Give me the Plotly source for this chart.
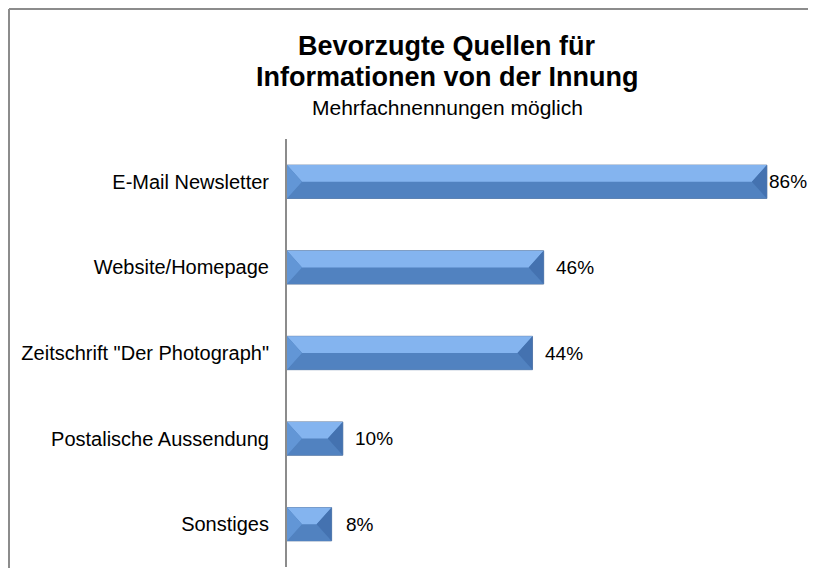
import plotly.graph_objects as go

categories = ["E-Mail Newsletter", "Website/Homepage", "Zeitschrift \"Der Photograph\"",
              "Postalische Aussendung", "Sonstiges"]
values = [86, 46, 44, 10, 8]
value_labels = ["86%", "46%", "44%", "10%", "8%"]
label_shift = [0, 10, 10, 10, 12]

title_line1 = "Bevorzugte Quellen für"
title_line2 = "Informationen von der Innung"
subtitle = "Mehrfachnennungen möglich"

FONT = "Liberation Sans, Arial, sans-serif"
# page has an 8px body margin; keep the figure small enough to avoid scrollbars
W, H = 800, 560
L, T, B = 279, 131, 1
plot_w = W - L
plot_h = H - T - B
px_per_unit = 5.58
x_max = plot_w / px_per_unit

idx = list(range(len(categories)))
half = 0.195                      # half bar thickness in category units
bevel = 15 / px_per_unit          # bevel depth in data units

fig = go.Figure()
fig.add_trace(go.Bar(
    y=idx, x=values, orientation="h", width=2 * half,
    marker=dict(color="#5081BF", line=dict(color="#6A84A8", width=1)),
    hoverinfo="skip", showlegend=False,
))

faces = {"top": [], "left": [], "right": [], "bottom": []}
for i, v in zip(idx, values):
    d = min(bevel, v / 2)
    top, mid, bot = i - half, i, i + half
    faces["top"].append(([0, v, v - d, d, 0], [top, top, mid, mid, top]))
    faces["bottom"].append(([0, v, v - d, d, 0], [bot, bot, mid, mid, bot]))
    faces["left"].append(([0, d, 0, 0], [top, mid, bot, top]))
    faces["right"].append(([v, v - d, v, v], [top, mid, bot, top]))

face_colors = {"bottom": "#5182C0", "top": "#84B4EF", "left": "#6296D6", "right": "#4472B0"}
for name in ["bottom", "top", "left", "right"]:
    xs, ys = [], []
    for px_, py_ in faces[name]:
        xs += px_ + [None]
        ys += py_ + [None]
    fig.add_trace(go.Scatter(
        x=xs, y=ys, mode="lines", fill="toself", fillcolor=face_colors[name],
        line=dict(width=0, color=face_colors[name]), hoverinfo="skip", showlegend=False,
    ))

annotations = []
for i, t, v, s in zip(idx, value_labels, values, label_shift):
    annotations.append(dict(
        x=v, y=i, xref="x", yref="y", text=t, showarrow=False,
        xanchor="left", yanchor="middle", xshift=s,
        font=dict(family=FONT, size=19, color="#000000"),
    ))

def py(yfig):
    return (H - B - yfig) / plot_h

def pxp(xfig):
    return (xfig - L) / plot_w

cx = pxp(439)
annotations += [
    dict(x=cx, y=py(38), xref="paper", yref="paper", text="<b>" + title_line1 + "</b>",
         showarrow=False, xanchor="center", yanchor="middle",
         font=dict(family=FONT, size=27, color="#000000")),
    dict(x=cx, y=py(69), xref="paper", yref="paper", text="<b>" + title_line2 + "</b>",
         showarrow=False, xanchor="center", yanchor="middle",
         font=dict(family=FONT, size=27, color="#000000")),
    dict(x=cx, y=py(100), xref="paper", yref="paper", text=subtitle,
         showarrow=False, xanchor="center", yanchor="middle",
         font=dict(family=FONT, size=21, color="#000000")),
]

frame = dict(color="#8C8C8C", width=2)
shapes = [
    dict(type="line", xref="paper", yref="paper", x0=pxp(1), x1=pxp(1),
         y0=py(H + 5), y1=py(1), line=frame, layer="below"),
    dict(type="line", xref="paper", yref="paper", x0=pxp(1), x1=pxp(W + 5),
         y0=py(1), y1=py(1), line=frame, layer="below"),
]

fig.update_layout(
    width=W, height=H,
    margin=dict(l=L, r=0, t=T, b=B, pad=0),
    paper_bgcolor="white", plot_bgcolor="white",
    barmode="overlay",
    xaxis=dict(range=[0, x_max], visible=False, fixedrange=True),
    yaxis=dict(range=[len(categories) - 0.5, -0.5], tickmode="array",
               tickvals=idx, ticktext=categories,
               showline=True, linecolor="#8C8C8C", linewidth=2,
               ticks="", showgrid=False, zeroline=False, ticklabelstandoff=12,
               tickfont=dict(family=FONT, size=20, color="#000000"), fixedrange=True),
    annotations=annotations,
    shapes=shapes,
    showlegend=False,
)

fig.write_html("out.html")
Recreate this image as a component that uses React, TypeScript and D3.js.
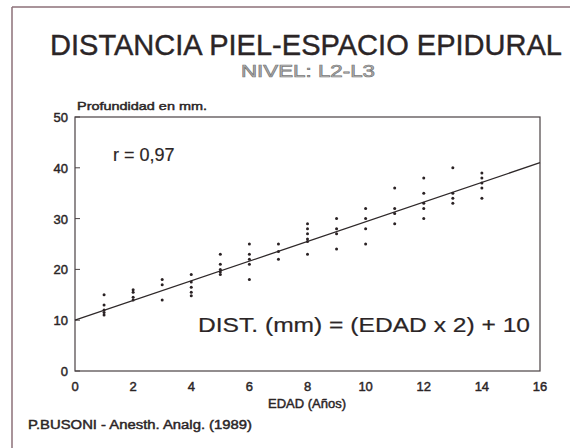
import React from "react";
import * as d3 from "d3";

const title = "DISTANCIA PIEL-ESPACIO EPIDURAL";
const subtitle = "NIVEL: L2-L3";
const yAxisTitle = "Profundidad en mm.";
const xAxisTitle = "EDAD (Años)";
const source = "P.BUSONI - Anesth. Analg. (1989)";
const rLabel = "r = 0,97";
const formula = "DIST. (mm) = (EDAD x 2) + 10";

const xTicks = [0, 2, 4, 6, 8, 10, 12, 14, 16];
const yTicks = [0, 10, 20, 30, 40, 50];

const ages = [1, 2, 3, 4, 5, 6, 7, 8, 9, 10, 11, 12, 13, 14];
const depths: number[][] = [
  [15, 13, 12, 11.5, 11],
  [16, 15.5, 14.5, 14],
  [18, 17, 14],
  [19, 17.5, 16.5, 15.5, 14.8],
  [23, 21, 20, 19.5, 19],
  [25, 23, 22, 21, 18],
  [25, 23.5, 22],
  [29, 28, 27, 26, 25.5, 23],
  [30, 28, 27, 24],
  [32, 30, 28, 25],
  [36, 32, 31, 29],
  [38, 35, 33, 32, 30],
  [40, 35, 34, 33],
  [39, 38, 37, 36, 34],
];

const fitLine = [
  { x: 0, y: 10 },
  { x: 16, y: 41 },
];

const W = 570;
const H = 448;
const plot = { left: 75, right: 540, top: 117, bottom: 371 };

export default function App() {
  const x = d3.scaleLinear().domain([0, 16]).range([plot.left, plot.right]);
  const y = d3.scaleLinear().domain([0, 50]).range([plot.bottom, plot.top]);
  const line = d3
    .line<{ x: number; y: number }>()
    .x((d) => x(d.x))
    .y((d) => y(d.y));

  const points = ages.flatMap((a, i) => depths[i].map((v) => ({ a, v })));
  const font = "'Liberation Sans', Arial, Helvetica, sans-serif";
  const ink = "#2b2526";
  const semi = { stroke: ink, strokeWidth: 0.45 };

  return (
    <div style={{ position: "absolute", left: 0, top: 0 }}>
      <svg width={W} height={H} style={{ display: "block", background: "#fff" }} fontFamily={font}>
        {/* outer frame */}
        <line x1={12} y1={7} x2={570} y2={7} stroke="#8c7178" strokeWidth={1.5} />
        <line x1={12} y1={7} x2={12} y2={448} stroke="#8c7178" strokeWidth={1.5} />

        <text x={50} y={55} fontSize={29} fill={ink} stroke={ink} strokeWidth={0.4} textLength={512} lengthAdjust="spacingAndGlyphs">
          {title}
        </text>
        <text
          x={241}
          y={77}
          fontSize={17}
          fill="#b8b8b8"
          stroke="#7a7a7a"
          strokeWidth={0.7}
          textLength={134}
          lengthAdjust="spacingAndGlyphs"
        >
          {subtitle}
        </text>

        <text x={77} y={110} fontSize={11.5} fill={ink} {...semi} textLength={130} lengthAdjust="spacingAndGlyphs">
          {yAxisTitle}
        </text>

        {/* plot frame */}
        <rect
          x={plot.left}
          y={plot.top}
          width={plot.right - plot.left}
          height={plot.bottom - plot.top}
          fill="none"
          stroke="#4a4244"
          strokeWidth={1.2}
        />

        {yTicks.map((t) => (
          <g key={"y" + t}>
            <line x1={plot.left} x2={plot.left + 5} y1={y(t)} y2={y(t)} stroke="#4a4244" strokeWidth={1} />
            <text x={68} y={y(t) + 5} fontSize={13} textAnchor="end" fill={ink} {...semi}>
              {t}
            </text>
          </g>
        ))}
        {xTicks.map((t) => (
          <text key={"x" + t} x={x(t)} y={391} fontSize={13} textAnchor="middle" fill={ink} {...semi}>
            {t}
          </text>
        ))}

        <text x={268} y={408} fontSize={12.5} fill={ink} {...semi} textLength={78} lengthAdjust="spacingAndGlyphs">
          {xAxisTitle}
        </text>
        <text x={28} y={429} fontSize={12.5} fill={ink} {...semi} textLength={224} lengthAdjust="spacingAndGlyphs">
          {source}
        </text>

        <path d={line(fitLine) || ""} fill="none" stroke="#2e2829" strokeWidth={1.3} />

        {points.map((p, i) => (
          <circle key={i} cx={x(p.a)} cy={y(p.v)} r={1.5} fill="#2a2224" />
        ))}

        <text x={113} y={161} fontSize={18} fill={ink} stroke={ink} strokeWidth={0.2}>
          {rLabel}
        </text>
        <text x={198} y={332} fontSize={20.5} fill={ink} stroke={ink} strokeWidth={0.2} textLength={332} lengthAdjust="spacingAndGlyphs">
          {formula}
        </text>
      </svg>
    </div>
  );
}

• _What is expected_
Write out the lines from the start of the material to the line with "x_max = plot_w / px_per_unit", inclusive and exactly. Skip the pictures.

• _Finished exercise_
Give me the Plotly source for this chart.
import plotly.graph_objects as go

categories = ["E-Mail Newsletter", "Website/Homepage", "Zeitschrift \"Der Photograph\"",
              "Postalische Aussendung", "Sonstiges"]
values = [86, 46, 44, 10, 8]
value_labels = ["86%", "46%", "44%", "10%", "8%"]
label_shift = [0, 10, 10, 10, 12]

title_line1 = "Bevorzugte Quellen für"
title_line2 = "Informationen von der Innung"
subtitle = "Mehrfachnennungen möglich"

FONT = "Liberation Sans, Arial, sans-serif"
# page has an 8px body margin; keep the figure small enough to avoid scrollbars
W, H = 800, 560
L, T, B = 279, 131, 1
plot_w = W - L
plot_h = H - T - B
px_per_unit = 5.58
x_max = plot_w / px_per_unit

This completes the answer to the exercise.